Что до претензий к форме «Хорошо», они сродни претензиям к «Двенадцати»: здесь разговаривает не автор, а улица, здесь полноправно звучат романс, частушка, городская баллада — и Маяковский тоже постоянно сбивается то на частушку, то на блатную песню. И задача, и форма этих поэм одинаковы, в сущности: перед нами два завещания, два прощальных благословения. Вспоминая, как «кругом тонула Россия Блока», Маяковский не может не видеть того, как тонет вокруг него Россия Маяковского — Россия коммунистической утопии. В восемнадцатой главе он вспоминает, что знал многих лежащих у Кремлевской стены — и его от них отделяет почти невидимая, иллюзорная черта: реквием им — по сути автоэпитафия. От мух кисея, сыры не засижены, сидят папаши, каждый хитр — сравните это откровенное издевательство с картиной замерзшей Москвы в главках 13—14. Все, ради чего стоило жить и умирать, давно в прошлом.

Вещь, писавшаяся как сценарий юбилейного представления по заказу ленинградского цирка, превратилась в прощальный автопортрет, в общий памятник — себе и революции. Но живым памятников не ставят — по крайней мере там, где решения принимают живые. 

«Император»


1

В январе двадцать восьмого его лирический механизм дал первый сбой, после которого стало понятно, что он разладился: задуманная вещь не получилась, вывернула не туда, и вместо прорыва, который был ему так необходим, получился самоповтор.

«Император» мог стать долгожданным возвращением на прежний уровень.
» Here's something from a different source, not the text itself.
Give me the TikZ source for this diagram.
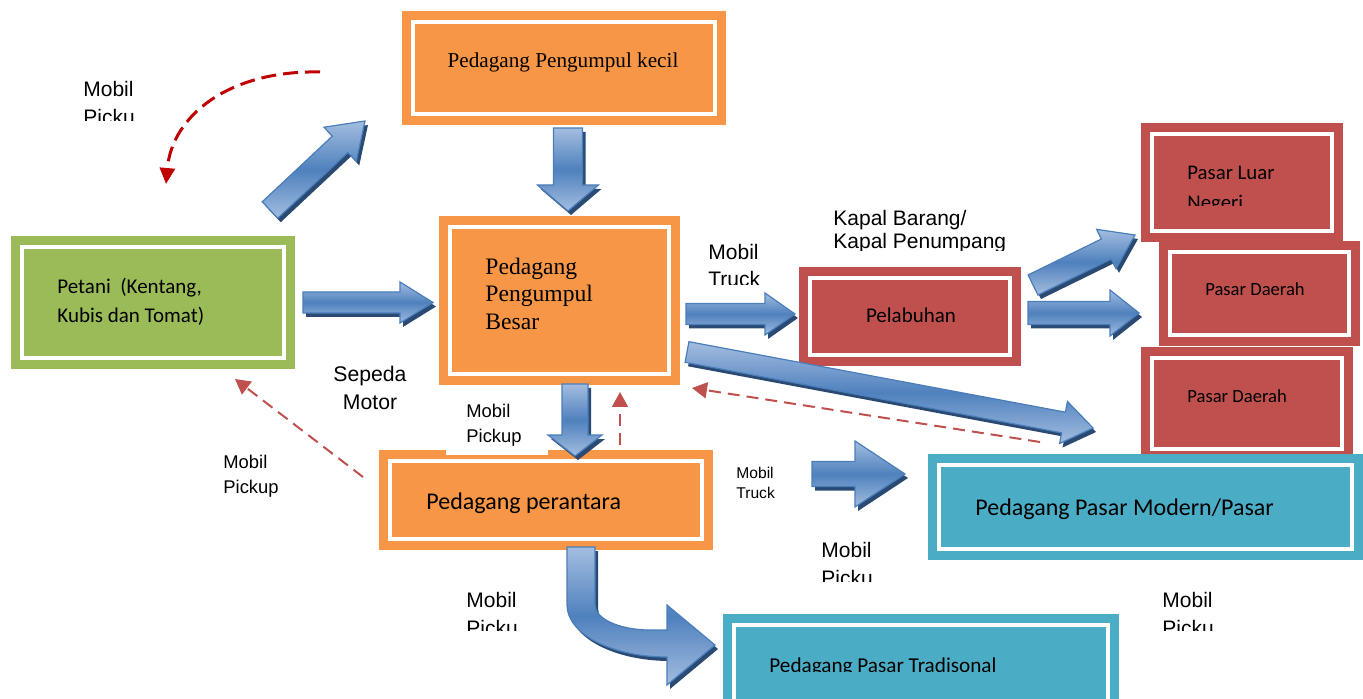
\documentclass[tikz,border=0pt]{standalone}
\usepackage{fontspec}
\setmainfont{Liberation Serif}
\newfontfamily\calibri{Carlito}
\newfontfamily\arial{Liberation Sans}
\usetikzlibrary{calc,arrows.meta}
\definecolor{boxorange}{HTML}{F79646}
\definecolor{boxgreen}{HTML}{9BBB59}
\definecolor{boxred}{HTML}{C0504D}
\definecolor{boxcyan}{HTML}{4BACC6}
\definecolor{flowlight}{HTML}{A3BDE0}
\definecolor{flowmid}{HTML}{4F81BD}
\definecolor{flowedge}{HTML}{4A7EBB}
\definecolor{flowshade}{HTML}{2A4A74}
\definecolor{backred}{HTML}{C0504D}
\definecolor{darkred}{HTML}{C00000}

\tikzset{
  panel/.style={draw=#1, fill=#1, double=white, double distance=2pt,
    line width=4.5pt, inner sep=0pt, outer sep=0pt},
  romantext/.style 2 args={font=\fontsize{#1}{#2}\selectfont, inner sep=0pt, align=left},
  calitext/.style 2 args={font=\calibri\fontsize{#1}{#2}\selectfont, inner sep=0pt, align=left},
  arialtext/.style 2 args={font=\arial\fontsize{#1}{#2}\selectfont, inner sep=0pt, align=left},
  flowbody/.style={draw=flowedge, line width=0.6pt, top color=flowlight,
    bottom color=flowlight, middle color=flowmid,
    preaction={fill=flowshade, transform canvas={shift={(1.5pt,-2pt)}}}},
  backflow/.style={draw=backred, line width=1pt, dash pattern=on 6pt off 3.5pt,
    -{Triangle[length=7.5pt,width=8pt]}},
}

% block arrow: from, to, shaft half width, head half width, head length
\newcommand\flowarrow[5]{%
  \path[flowbody] let \p1=#1, \p2=#2,
      \n1={atan2(\y2-\y1,\x2-\x1)}, \n2={veclen(\x2-\x1,\y2-\y1)} in
    ($(\p1)+(\n1+90:#3)$) -- ++(\n1:\n2-#5) -- ++(\n1+90:#4-#3) -- (\p2)
    -- ($(\p2)+(\n1+180:#5)+(\n1-90:#4)$) -- ++(\n1+90:#4-#3)
    -- ($(\p1)+(\n1-90:#3)$) -- cycle;
}

\begin{document}
\begin{tikzpicture}[x=0.5pt, y=-0.5pt]
  \useasboundingbox (0,0) rectangle (1363,699);
  \clip (0,0) rectangle (1363,699);

  % boxes
  \node[panel=boxorange, minimum width=151pt, minimum height=46pt] (kecil) at (564,68) {};
  \node[panel=boxorange, minimum width=109.5pt, minimum height=73.5pt] (besar) at (559.5,300.5) {};
  \node[panel=boxgreen, minimum width=131pt, minimum height=55.5pt] (petani) at (153,302.5) {};
  \node[panel=boxorange, minimum width=156pt, minimum height=39pt] (perantara) at (546,500) {};
  \node[panel=boxred, minimum width=100pt, minimum height=38.5pt] (pelabuhan) at (910,316.5) {};
  \node[panel=boxred, minimum width=90pt, minimum height=48.5pt] (luar) at (1242,182.5) {};
  \node[panel=boxred, minimum width=89.5pt, minimum height=41.5pt] (daerah1) at (1259.5,294) {};
  \node[panel=boxred, minimum width=95pt, minimum height=45.5pt] (daerah2) at (1247,403.5) {};
  \node[panel=boxcyan, minimum width=206.5pt, minimum height=42pt] (modern) at (1145.5,507) {};
  \node[panel=boxcyan, minimum width=187pt, minimum height=47.5pt] (tradisional) at (921,672.5) {};

  % box texts (multi-line nodes sit on the baseline of their last line)
  \node[romantext={10.6pt}{12pt}, anchor=base] (kecil-t) at (563,67.5) {Pedagang Pengumpul kecil};
  \node[romantext={11.8pt}{13.75pt}, anchor=base west] (besar-t) at (485,329.5) {Pedagang\\Pengumpul\\Besar};
  \node[calitext={10.5pt}{14.3pt}, anchor=base west] (petani-t) at (57,322.6) {Petani\ \ (Kentang,\\Kubis dan Tomat)};
  \node[calitext={12pt}{14pt}, anchor=base west] (perantara-t) at (426,509) {Pedagang perantara};
  \node[calitext={10.5pt}{13pt}, anchor=base] (pelabuhan-t) at (911,323) {Pelabuhan};
  \begin{scope}
    \clip (1150,150) rectangle (1335,206);
    \node[calitext={10.4pt}{15pt}, anchor=base west] (luar-t) at (1187,210) {Pasar Luar\\Negeri};
  \end{scope}
  \node[calitext={9.3pt}{11pt}, anchor=base] (daerah1-t) at (1255,296) {Pasar Daerah};
  \node[calitext={9.3pt}{11pt}, anchor=base west] (daerah2-t) at (1187,402) {Pasar Daerah};
  \node[calitext={12pt}{14pt}, anchor=base west] (modern-t) at (975,515) {Pedagang Pasar Modern/Pasar};
  \begin{scope}
    \clip (740,640) rectangle (1100,671.5);
    \node[calitext={10.6pt}{13pt}, anchor=base west] (tradisional-t) at (769,672.5) {Pedagang Pasar Tradisonal};
  \end{scope}

  % transport labels
  \begin{scope}
    \clip (70,70) rectangle (200,120.7);
    \node[arialtext={10.5pt}{14pt}, anchor=base west] (lbl-pick1) at (83,125) {Mobil\\Picku};
  \end{scope}
  \node[arialtext={10.6pt}{14pt}, align=center, anchor=base] (lbl-motor) at (370,409.7) {Sepeda\\Motor};
  \node[arialtext={9.2pt}{12.5pt}, anchor=base west] (lbl-pick2) at (223,493) {Mobil\\Pickup};
  \node[arialtext={9.2pt}{12.5pt}, fill=white, anchor=south west, inner xsep=10pt,
    inner ysep=4pt, text width=31pt] (lbl-pick3) at (446,455) {Mobil\\Pickup};
  \begin{scope}
    \clip (700,240) rectangle (790,285);
    \node[arialtext={10.5pt}{13.5pt}, anchor=base west] (lbl-truck1) at (708,287) {Mobil\\Truck};
  \end{scope}
  \begin{scope}
    \clip (820,200) rectangle (1030,250.5);
    \node[arialtext={10.5pt}{11.2pt}, anchor=base west] (lbl-kapal) at (833,248.4) {Kapal Barang/\\Kapal Penumpang};
  \end{scope}
  \node[arialtext={7.8pt}{10pt}, anchor=base west] (lbl-truck2) at (736,498) {Mobil\\Truck};
  \begin{scope}
    \clip (810,530) rectangle (900,581.5);
    \node[arialtext={10.5pt}{14pt}, anchor=base west] (lbl-pick4) at (821,585) {Mobil\\Picku};
  \end{scope}
  \begin{scope}
    \clip (455,580) rectangle (540,630.5);
    \node[arialtext={10.5pt}{14pt}, anchor=base west] (lbl-pick5) at (466,635) {Mobil\\Picku};
  \end{scope}
  \begin{scope}
    \clip (1150,580) rectangle (1240,630);
    \node[arialtext={10.5pt}{14pt}, anchor=base west] (lbl-pick6) at (1162,635) {Mobil\\Picku};
  \end{scope}

  % block arrows
  \flowarrow{($(petani.north east)+(-14,-37)$)}{($(kecil.south west)+(-48,7)$)}{5.65pt}{11.75pt}{17pt}
  \flowarrow{($(kecil.south)+(4,14)$)}{($(besar.north)+(8.5,-16)$)}{7.25pt}{15.25pt}{13pt}
  \flowarrow{($(petani.east)+(19,0)$)}{($(besar.west)+(-17,2)$)}{5.25pt}{10.25pt}{16.5pt}
  \flowarrow{($(besar.east)+(17,13.5)$)}{($(pelabuhan.west)+(-15,-2.5)$)}{5.25pt}{10.5pt}{15pt}
  \flowarrow{($(pelabuhan.east)+(18,-3.5)$)}{($(daerah1.west)+(-31,19)$)}{5.75pt}{11.5pt}{14.5pt}
  \flowarrow{($(pelabuhan.north east)+(23,7)$)}{($(luar.south west)+(-17,4)$)}{5.6pt}{11pt}{16pt}
  \flowarrow{($(besar.east)+(18,51.5)$)}{($(daerah2.west)+(-59,24.5)$)}{5.25pt}{10.7pt}{15pt}
  \flowarrow{($(besar.south)+(15.5,10)$)}{($(perantara.north)+(29,-5)$)}{6.5pt}{13.5pt}{10.5pt}
  \flowarrow{($(perantara.east)+(110,-26)$)}{($(modern.west)+(-34,-33)$)}{6.25pt}{16.5pt}{25pt}

  % bent arrow down to the traditional market
  \coordinate (bend-a) at ($(perantara.south)+(35,8)$);
  \coordinate (bend-b) at ($(tradisional.west)+(-19,-27.5)$);
  \path[flowbody] ($(bend-a)+(-14,0)$) -- ($(bend-a)+(-14,58)$)
    .. controls ($(bend-a)+(-14,87)$) and ($(bend-b)+(-103,12)$) .. ($(bend-b)+(-48,12)$)
    -- ($(bend-b)+(-48,40)$) -- (bend-b) -- ($(bend-b)+(-48,-40)$) -- ($(bend-b)+(-48,-15)$)
    -- ($(bend-b)+(-65,-15)$)
    .. controls ($(bend-b)+(-95.4,-15)$) and ($(bend-a)+(14,71.8)$) .. ($(bend-a)+(14,58)$)
    -- ($(bend-a)+(14,0)$) -- cycle;

  % dashed return flows
  \draw[backflow] ($(perantara.west)+(-27,-23)$) -- ($(petani.south east)+(-49,21)$);
  \draw[backflow] ($(perantara.north)+(74,-16)$) -- ($(besar.south)+(60.5,18)$);
  \draw[backflow] ($(daerah2.west)+(-112,38.5)$) -- ($(besar.south east)+(23,14)$);
  \draw[backflow, draw=darkred, line width=1.5pt, dash pattern=on 7.5pt off 3.5pt,
    -{Triangle[length=8pt,width=7.5pt]}]
    ($(kecil.west)+(-93,4)$) .. controls ($(kecil.west)+(-183,2)$) and ($(petani.north)+(19,-132)$) .. ($(petani.north)+(13,-63)$);
\end{tikzpicture}
\end{document}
И не зря в довольно скептической рецензии совсем молодого Игоря Поступальского на «Новые стихи» — сборник, изданный «Федерацией» в 1928 году,— единственным четверостишием, удостоившимся похвалы, стало вот это, в самом деле отличное:

Снег заносит


        косые кровельки,


серебрит


        телеграфную сеть,


он схватился


        за холод проволоки


и остался


        на ней


                висеть.

В результате всё прокрутилось, как барабан: холостой выстрел, осечка.